Instructions to follow:
Retype every line from the start of the data down to and including the line with "ylin_ticks = [0, 200, 400, 600, 800, 1000]". Skip the pictures.

---- Data extract

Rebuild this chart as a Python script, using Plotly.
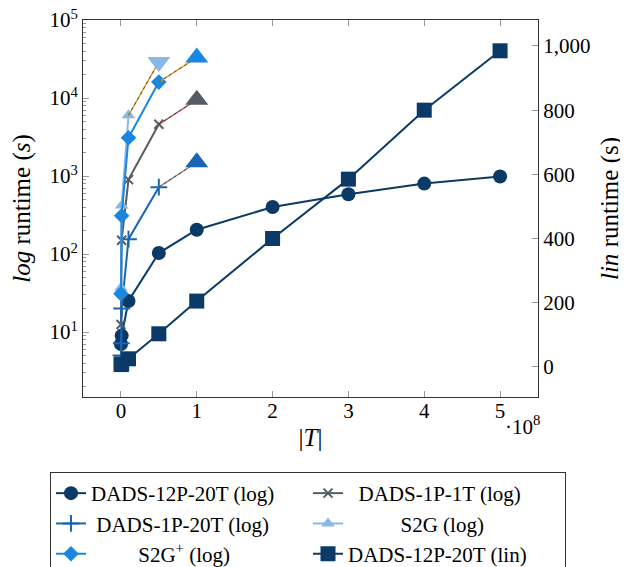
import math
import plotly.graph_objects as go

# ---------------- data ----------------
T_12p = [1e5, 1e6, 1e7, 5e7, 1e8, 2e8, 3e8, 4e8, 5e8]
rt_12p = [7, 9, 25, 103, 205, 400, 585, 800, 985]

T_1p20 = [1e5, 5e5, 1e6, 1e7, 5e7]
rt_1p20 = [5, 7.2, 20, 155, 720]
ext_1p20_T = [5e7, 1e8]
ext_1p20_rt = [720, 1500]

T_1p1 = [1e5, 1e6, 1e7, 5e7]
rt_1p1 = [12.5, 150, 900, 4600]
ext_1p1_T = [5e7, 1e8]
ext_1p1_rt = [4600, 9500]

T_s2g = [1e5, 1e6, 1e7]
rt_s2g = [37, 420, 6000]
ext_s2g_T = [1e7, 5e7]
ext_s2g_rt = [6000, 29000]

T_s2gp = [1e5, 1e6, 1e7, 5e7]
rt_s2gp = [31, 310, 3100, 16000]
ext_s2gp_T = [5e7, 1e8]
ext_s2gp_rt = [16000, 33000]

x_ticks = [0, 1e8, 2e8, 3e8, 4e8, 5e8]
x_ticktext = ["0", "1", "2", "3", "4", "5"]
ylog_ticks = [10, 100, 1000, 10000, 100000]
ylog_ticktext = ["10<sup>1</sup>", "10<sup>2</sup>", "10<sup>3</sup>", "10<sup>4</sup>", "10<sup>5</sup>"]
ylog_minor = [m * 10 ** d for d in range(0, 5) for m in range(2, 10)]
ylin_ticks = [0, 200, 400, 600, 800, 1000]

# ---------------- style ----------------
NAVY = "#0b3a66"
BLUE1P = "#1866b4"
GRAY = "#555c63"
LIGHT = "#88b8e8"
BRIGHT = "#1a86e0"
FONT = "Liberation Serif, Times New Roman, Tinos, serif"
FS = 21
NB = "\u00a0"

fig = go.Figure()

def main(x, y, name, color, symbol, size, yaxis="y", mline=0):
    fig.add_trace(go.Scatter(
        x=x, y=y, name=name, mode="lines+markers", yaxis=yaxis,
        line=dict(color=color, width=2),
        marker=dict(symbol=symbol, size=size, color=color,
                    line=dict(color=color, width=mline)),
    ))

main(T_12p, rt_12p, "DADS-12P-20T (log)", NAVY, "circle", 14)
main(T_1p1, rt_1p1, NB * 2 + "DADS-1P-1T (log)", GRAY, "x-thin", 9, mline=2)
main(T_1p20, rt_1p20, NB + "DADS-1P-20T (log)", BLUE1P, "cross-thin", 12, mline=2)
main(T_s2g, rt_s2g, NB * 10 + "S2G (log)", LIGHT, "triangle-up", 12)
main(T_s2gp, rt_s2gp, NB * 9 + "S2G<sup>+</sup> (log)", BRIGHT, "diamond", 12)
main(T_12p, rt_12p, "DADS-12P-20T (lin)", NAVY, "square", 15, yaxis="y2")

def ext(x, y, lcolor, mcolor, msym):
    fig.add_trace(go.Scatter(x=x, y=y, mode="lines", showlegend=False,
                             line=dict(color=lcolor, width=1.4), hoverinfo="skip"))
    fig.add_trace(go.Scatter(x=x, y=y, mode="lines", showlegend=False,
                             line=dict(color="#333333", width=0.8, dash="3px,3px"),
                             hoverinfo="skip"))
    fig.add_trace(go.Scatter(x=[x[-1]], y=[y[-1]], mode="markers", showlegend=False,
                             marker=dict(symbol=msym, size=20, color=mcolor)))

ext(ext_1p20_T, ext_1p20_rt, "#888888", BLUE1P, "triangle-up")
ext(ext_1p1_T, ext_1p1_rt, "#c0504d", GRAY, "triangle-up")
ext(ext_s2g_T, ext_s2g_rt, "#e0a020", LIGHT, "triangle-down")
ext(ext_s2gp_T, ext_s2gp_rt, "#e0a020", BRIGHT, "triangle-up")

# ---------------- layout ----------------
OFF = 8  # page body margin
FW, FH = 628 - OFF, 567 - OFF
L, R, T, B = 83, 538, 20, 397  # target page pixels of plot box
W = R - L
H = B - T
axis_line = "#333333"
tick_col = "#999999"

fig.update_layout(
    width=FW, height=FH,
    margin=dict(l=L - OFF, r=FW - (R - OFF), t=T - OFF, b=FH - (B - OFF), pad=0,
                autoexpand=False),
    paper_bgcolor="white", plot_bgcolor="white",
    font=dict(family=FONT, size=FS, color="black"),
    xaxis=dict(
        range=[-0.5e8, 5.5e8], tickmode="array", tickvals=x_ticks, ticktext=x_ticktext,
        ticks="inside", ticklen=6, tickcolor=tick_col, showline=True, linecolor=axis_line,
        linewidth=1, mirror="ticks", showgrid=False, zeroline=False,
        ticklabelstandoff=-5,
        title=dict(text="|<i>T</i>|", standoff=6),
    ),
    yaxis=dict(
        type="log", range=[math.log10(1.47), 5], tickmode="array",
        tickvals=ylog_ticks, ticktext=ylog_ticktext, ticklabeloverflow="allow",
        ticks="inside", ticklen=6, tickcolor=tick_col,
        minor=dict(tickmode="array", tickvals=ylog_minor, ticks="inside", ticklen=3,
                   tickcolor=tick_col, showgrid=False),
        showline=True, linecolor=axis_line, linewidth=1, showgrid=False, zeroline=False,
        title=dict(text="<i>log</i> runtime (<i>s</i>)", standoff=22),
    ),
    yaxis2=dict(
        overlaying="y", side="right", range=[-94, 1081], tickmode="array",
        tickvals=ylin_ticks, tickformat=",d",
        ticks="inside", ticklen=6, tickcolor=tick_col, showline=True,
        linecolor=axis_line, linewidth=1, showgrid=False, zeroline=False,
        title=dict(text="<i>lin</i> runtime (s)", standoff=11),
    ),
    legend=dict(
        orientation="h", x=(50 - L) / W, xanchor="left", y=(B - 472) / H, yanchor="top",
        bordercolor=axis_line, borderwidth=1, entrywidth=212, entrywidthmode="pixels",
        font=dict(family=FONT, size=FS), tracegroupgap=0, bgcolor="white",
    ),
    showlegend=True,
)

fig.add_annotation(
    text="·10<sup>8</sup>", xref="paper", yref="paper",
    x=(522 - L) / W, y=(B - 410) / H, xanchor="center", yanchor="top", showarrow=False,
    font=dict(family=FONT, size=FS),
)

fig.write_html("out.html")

--------

Solution to this task:
Rebuild this chart as a Python script, using Plotly.
import math
import plotly.graph_objects as go

# ---------------- data ----------------
T_12p = [1e5, 1e6, 1e7, 5e7, 1e8, 2e8, 3e8, 4e8, 5e8]
rt_12p = [7, 9, 25, 103, 205, 400, 585, 800, 985]

T_1p20 = [1e5, 5e5, 1e6, 1e7, 5e7]
rt_1p20 = [5, 7.2, 20, 155, 720]
ext_1p20_T = [5e7, 1e8]
ext_1p20_rt = [720, 1500]

T_1p1 = [1e5, 1e6, 1e7, 5e7]
rt_1p1 = [12.5, 150, 900, 4600]
ext_1p1_T = [5e7, 1e8]
ext_1p1_rt = [4600, 9500]

T_s2g = [1e5, 1e6, 1e7]
rt_s2g = [37, 420, 6000]
ext_s2g_T = [1e7, 5e7]
ext_s2g_rt = [6000, 29000]

T_s2gp = [1e5, 1e6, 1e7, 5e7]
rt_s2gp = [31, 310, 3100, 16000]
ext_s2gp_T = [5e7, 1e8]
ext_s2gp_rt = [16000, 33000]

x_ticks = [0, 1e8, 2e8, 3e8, 4e8, 5e8]
x_ticktext = ["0", "1", "2", "3", "4", "5"]
ylog_ticks = [10, 100, 1000, 10000, 100000]
ylog_ticktext = ["10<sup>1</sup>", "10<sup>2</sup>", "10<sup>3</sup>", "10<sup>4</sup>", "10<sup>5</sup>"]
ylog_minor = [m * 10 ** d for d in range(0, 5) for m in range(2, 10)]
ylin_ticks = [0, 200, 400, 600, 800, 1000]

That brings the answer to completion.